North Brittany & Channel Islands Cruising Companion by Peter and Jane Cumberlidge
This update of the popular pilot guide covering the North Brittany coast, the Channel Islands and the harbours on the west side of the Cherbourg peninsula is packed with comprehensive pilotage and nautical information as well as suggestions of what to do ashore, including the best places to eat. Flicking through the book many of the numerous colour photographs reminded me of some of the highlights of my trips for location research for the Kydd Series. In particular, the section on the Channel Islands brought back warm memories of St Peter Port in Guernsey and St Helier in Jersey. As well as spectacular photographs, the book is enhanced with colour charts. A must-have for yachtsmen cruising these waters.

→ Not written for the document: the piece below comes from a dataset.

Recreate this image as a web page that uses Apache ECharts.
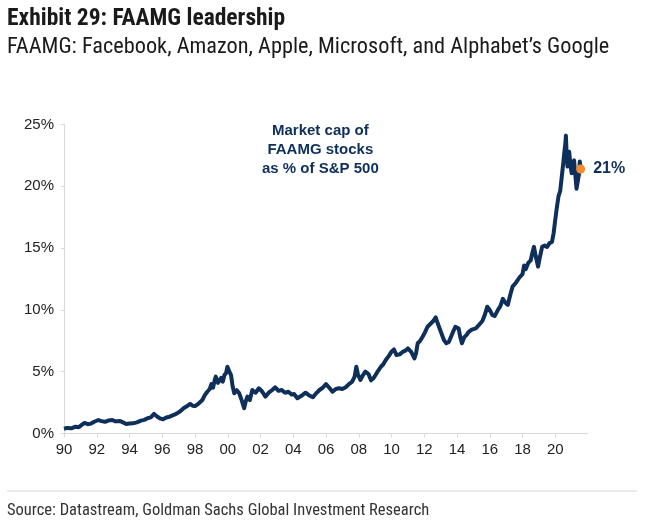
<!DOCTYPE html>
<html>
<head>
<meta charset="utf-8">
<script src="https://cdn.jsdelivr.net/npm/echarts@6/dist/echarts.min.js"></script>
<style>
html,body{margin:0;padding:0;background:#fff;}
#chart{width:650px;height:529px;}
</style>
</head>
<body>
<div id="chart"></div>
<script>
// Dates as decimal years, values in % of S&P 500
var years = [
 1990.0,1990.2,1990.45,1990.7,1990.9,1991.1,1991.25,1991.45,1991.65,1991.85,
 1992.1,1992.3,1992.5,1992.7,1992.95,1993.15,1993.4,1993.6,1993.8,1994.0,
 1994.2,1994.45,1994.7,1994.9,1995.1,1995.3,1995.5,1995.7,1995.9,1996.05,
 1996.25,1996.45,1996.7,1996.9,1997.1,1997.3,1997.5,1997.7,1997.85,1998.0,
 1998.2,1998.45,1998.6,1998.75,1998.9,1999.0,1999.1,1999.2,1999.27,1999.4,
 1999.5,1999.6,1999.7,1999.8,1999.9,1999.98,2000.1,2000.2,2000.3,2000.4,
 2000.55,2000.7,2000.85,2001.0,2001.1,2001.2,2001.35,2001.5,2001.7,2001.9,
 2002.1,2002.3,2002.5,2002.7,2002.9,2003.1,2003.3,2003.5,2003.7,2003.9,
 2004.05,2004.25,2004.5,2004.75,2004.95,2005.2,2005.4,2005.6,2005.8,2006.0,
 2006.2,2006.4,2006.6,2006.8,2007.0,2007.2,2007.4,2007.6,2007.75,2007.85,
 2007.95,2008.1,2008.25,2008.4,2008.6,2008.75,2008.9,2009.1,2009.35,2009.5,
 2009.65,2009.85,2010.0,2010.15,2010.3,2010.5,2010.7,2010.85,2011.0,2011.2,
 2011.4,2011.5,2011.6,2011.75,2011.9,2012.05,2012.2,2012.4,2012.55,2012.7,
 2012.8,2012.9,2013.05,2013.2,2013.35,2013.5,2013.6,2013.75,2013.9,2014.0,
 2014.1,2014.2,2014.3,2014.45,2014.6,2014.7,2014.9,2015.15,2015.35,2015.55,
 2015.7,2015.85,2016.0,2016.15,2016.3,2016.5,2016.65,2016.8,2016.95,2017.1,
 2017.25,2017.4,2017.6,2017.8,2018.0,2018.1,2018.2,2018.35,2018.5,2018.6,
 2018.7,2018.8,2018.95,2019.05,2019.2,2019.35,2019.5,2019.65,2019.8,2019.9,
 2020.0,2020.1,2020.2,2020.3,2020.4,2020.5,2020.55,2020.62,2020.65,2020.7,
 2020.75,2020.8,2020.85,2020.92,2021.0,2021.08,2021.15,2021.22,2021.3,2021.4,
 2021.45,2021.5,2021.55
];
var faamgShare = [
 0.38,0.45,0.42,0.55,0.50,0.72,0.85,0.75,0.80,0.95,
 1.09,1.00,0.95,1.05,1.09,0.98,1.02,0.90,0.77,0.80,
 0.82,0.90,1.04,1.10,1.23,1.30,1.58,1.36,1.20,1.15,
 1.30,1.36,1.50,1.63,1.80,2.04,2.20,2.39,2.25,2.22,
 2.40,2.71,3.10,3.38,3.60,4.00,3.70,4.30,4.60,4.10,
 4.06,4.50,4.20,4.73,4.90,5.40,5.00,4.73,3.80,3.25,
 3.50,3.25,2.70,2.04,2.60,2.98,2.70,3.52,3.30,3.66,
 3.40,2.98,3.30,3.50,3.74,3.45,3.52,3.30,3.38,3.15,
 3.20,2.85,3.05,3.30,3.10,2.93,3.25,3.52,3.70,4.00,
 3.70,3.38,3.60,3.66,3.60,3.74,4.00,4.19,4.60,5.40,
 4.80,4.33,4.70,5.00,4.80,4.30,4.47,4.90,5.40,5.60,
 5.95,6.30,6.62,6.80,6.35,6.40,6.62,6.70,6.89,6.60,
 6.08,6.50,7.30,7.50,7.83,8.20,8.64,8.90,9.10,9.40,
 9.00,8.64,8.10,7.56,7.30,7.40,7.56,8.20,8.64,8.55,
 8.50,7.80,7.30,7.80,8.00,8.20,8.40,8.50,8.80,9.10,
 9.60,10.26,10.00,9.60,9.50,10.00,10.30,10.90,10.60,10.40,
 11.20,11.90,12.20,12.60,12.90,13.60,13.30,13.80,14.00,14.60,
 15.10,14.40,13.50,14.20,15.10,15.20,15.10,15.40,15.50,16.20,
 17.30,18.30,19.20,19.60,20.80,22.00,22.70,23.50,24.10,22.50,
 21.60,22.40,22.80,21.80,21.05,21.60,22.10,21.00,19.80,19.80,
 21.00,22.00,21.40
];
var latestPoint = [2021.55, 21.4];
var latestLabel = '21%';
var yTicks = [0, 5, 10, 15, 20, 25];
var xTickYears = [1990,1992,1994,1996,1998,2000,2002,2004,2006,2008,2010,2012,2014,2016,2018,2020,2022];

var titleText = 'Exhibit 29: FAAMG leadership';
var subtitleText = 'FAAMG: Facebook, Amazon, Apple, Microsoft, and Alphabet\u2019s Google';
var sourceText = 'Source: Datastream, Goldman Sachs Global Investment Research';
var annotationText = 'Market cap of\nFAAMG stocks\nas % of S&P 500';

var navy = '#0f2f5b';
var narrow = "'Liberation Sans Narrow','Roboto Condensed','Arial Narrow',sans-serif";
var arial = "'Liberation Sans',Arial,sans-serif";

var chart = echarts.init(document.getElementById('chart'), null, {renderer:'canvas'});
var lineData = years.map(function(y,i){return [y, faamgShare[i]];});

chart.setOption({
  animation:false,
  backgroundColor:'#fff',
  grid:{left:64, right:62, top:124.5, bottom:95.5},
  xAxis:{
    type:'value', min:xTickYears[0], max:xTickYears[xTickYears.length-1], interval:2,
    axisLine:{show:true, lineStyle:{color:'#d9d9d9', width:1}},
    axisTick:{show:true, length:4, lineStyle:{color:'#d9d9d9'}},
    splitLine:{show:false},
    axisLabel:{
      color:'#222', fontSize:15, fontFamily:arial, margin:9,
      showMaxLabel:false,
      formatter:function(v){ if(v>=2022) return ''; var s=String(Math.round(v)%100); return s.length<2?'0'+s:s; }
    }
  },
  yAxis:{
    type:'value', min:yTicks[0], max:yTicks[yTicks.length-1], interval:5,
    axisLine:{show:true, lineStyle:{color:'#d9d9d9', width:1}},
    axisTick:{show:true, length:3, lineStyle:{color:'#d9d9d9'}},
    splitLine:{show:false},
    axisLabel:{color:'#222', fontSize:15, fontFamily:arial, margin:10, formatter:'{value}%'}
  },
  series:[
    {type:'line', data:lineData, showSymbol:false, symbol:'none',
     lineStyle:{color:navy, width:4, join:'round'}, z:2},
    {type:'scatter', data:[latestPoint], symbol:'circle', symbolSize:9,
     itemStyle:{color:'#f28a2e', opacity:1}, z:3,
     label:{show:true, position:'right', distance:8, formatter:latestLabel,
       color:navy, fontSize:16, fontWeight:'bold', fontFamily:arial}}
  ],
  graphic:[
    {type:'text', left:7, top:7, style:{text:titleText, font:'bold 23.5px '+narrow, fill:'#1a1a1a'}},
    {type:'text', left:7, top:36, style:{text:subtitleText, font:'22.3px '+narrow, fill:'#1a1a1a'}},
    {type:'text', left:262, top:121, style:{text:annotationText, font:'bold 15px '+arial, fill:navy, textAlign:'center', lineHeight:19}},
    {type:'line', shape:{x1:7,y1:491,x2:637,y2:491}, style:{stroke:'#d6d6d6', lineWidth:1}},
    {type:'text', left:7, top:502, style:{text:sourceText, font:'16.5px '+narrow, fill:'#333'}}
  ]
});
</script>
</body>
</html>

Leith-Built Ships Volume 2 by R O Neish
I launched my naval career as a seagoing shipwright, so my interest in historical accounts of shipbuilding is not surprising. Scotland has a long proud history of this activity, most recently centred on the west, the Clyde in particular, but many people are unaware of the part played by the shipbuilders of Leith, in the east of Scotland. Leith had begun building ships some 400 years before the great shipyards of the Clyde and these vessels reached all corners of the globe. With a pedigree of shipbuilding second to none going back over 660 years of recorded history, the ships built at Leith deserve their place in history and this book, the second of a trilogy, continues the story focusing on the period 1918-1939. Among the fascinating tales is the launch then tragic loss of the largest sailing ship ever built in a British shipyard, the five-masted auxiliary barque Kobenhavn.